FORMER MARYLAND governor Martin O’Malley made his name as a champion of liberal causes, but who knew he was also adept at scoring bargain-basement deals on personal household furniture — at taxpayers’ expense?
Thanks to what looks like a generous interpretation of state rules, by some pliable state officials, Mr. O’Malley, a Democrat who left office in January, was allowed to purchase much of the governor’s mansion’s residential furniture — 54 pieces from the family’s bedrooms and living rooms — for the attractive price of $9,638; the original price of those items, billed to taxpayers, was $62,000.
Mr.
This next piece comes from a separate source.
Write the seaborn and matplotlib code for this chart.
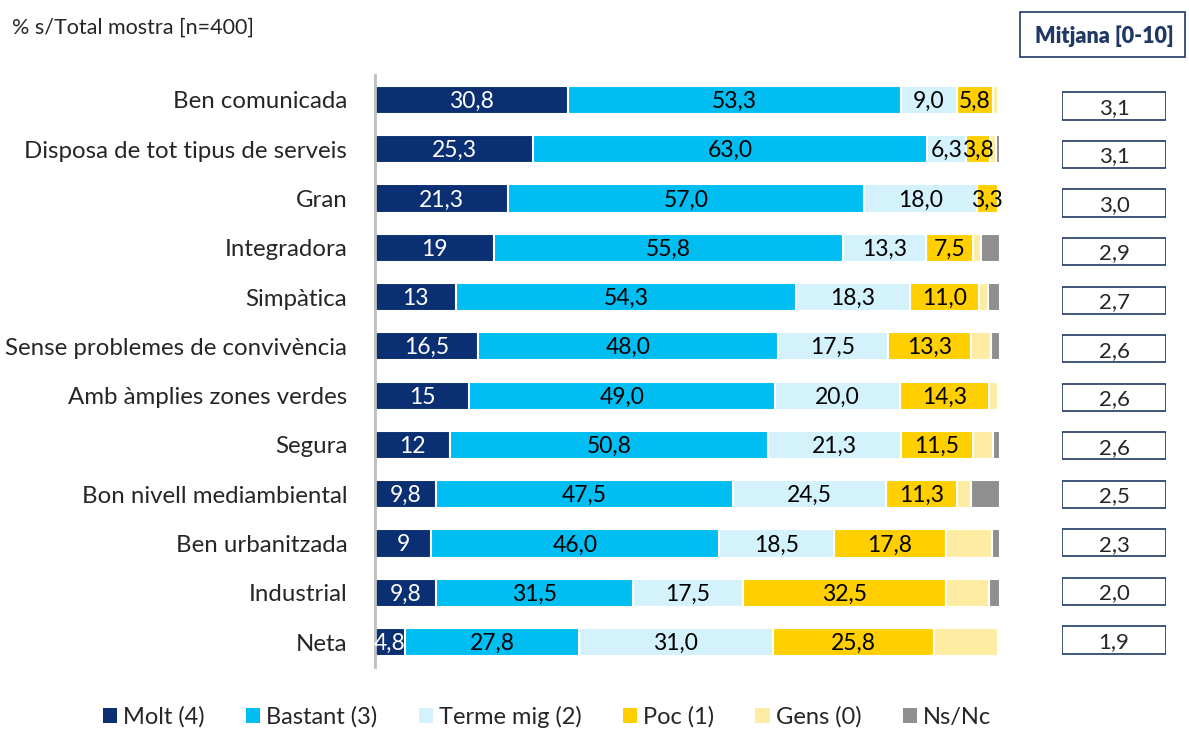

O’Malley and his wife, state District Court judge Catherine Curran O’Malley, paid about 15 cents on the dollar for furniture that his successor, Gov. Larry Hogan (R), described as “expensive, beautiful [and] barely used.”
The former governor was able to achieve this feat with an assist from the state’s Department of General Services, which designated the furniture as “junk” and therefore worthy of disposal at giveaway prices. This designation was supposedly owing to the furniture’s age (some was 20 years old, but much was purchased less than 10 years ago) and less-than-vintage condition.
Problem No. 1 is that the department’s own rules prohibit preferential sales of state-owned property — that is, sales without competing bidders — to government officials.
Problem No. 2 is that while a spokesman for the O’Malleys said they bought the goods only after it was declared “unserviceable” by the department, a spokesman for the department said that it was, in fact, Mrs. O’Malley who initiated the process by which the furniture was classified as “surplus,” according to the Baltimore Sun. And while the process of declaring property as excess generally takes days or weeks, the Sun reported, for the O’Malleys it took precisely one day — and that day was Jan. 15, the day the governor and his wife moved out of the mansion.
The O’Malleys made a combined income approaching $300,000 for most for the eight years of his governorship. Why couldn’t they buy their own furniture, new or used, when they moved into private accommodations in Baltimore? What did they do, exactly, to deserve a sweet deal paid for by Marylanders?
Mr. O’Malley is running against Hillary Clinton for the Democratic presidential nomination, but in this instance he might have been modeling his behavior on Bill and Hillary Clinton, who, on leaving the White House in 2001, made off with china, flatware, rugs, televisions, sofas and other goodies valued at $190,000. In the face of the ensuing public revulsion, they ultimately returned or paid for most (but not all) of it. Mr. O’Malley’s predecessor, Robert L. Ehrlich (R), made off with 21 items, originally worth $9,904, paying just 10 cents on the dollar.
The O’Malley shopping spree at the governor’s mansion — a $750 chest snagged for $7.50; an $892 table snapped up for $8.93; a set of four chairs, originally $6,200 for $61 — has now been referred to the state Ethics Commission. Whatever the outcome, the verdict is clear: It reflects exactly the sense of entitlement on the part of public officials that turns voters’ stomachs.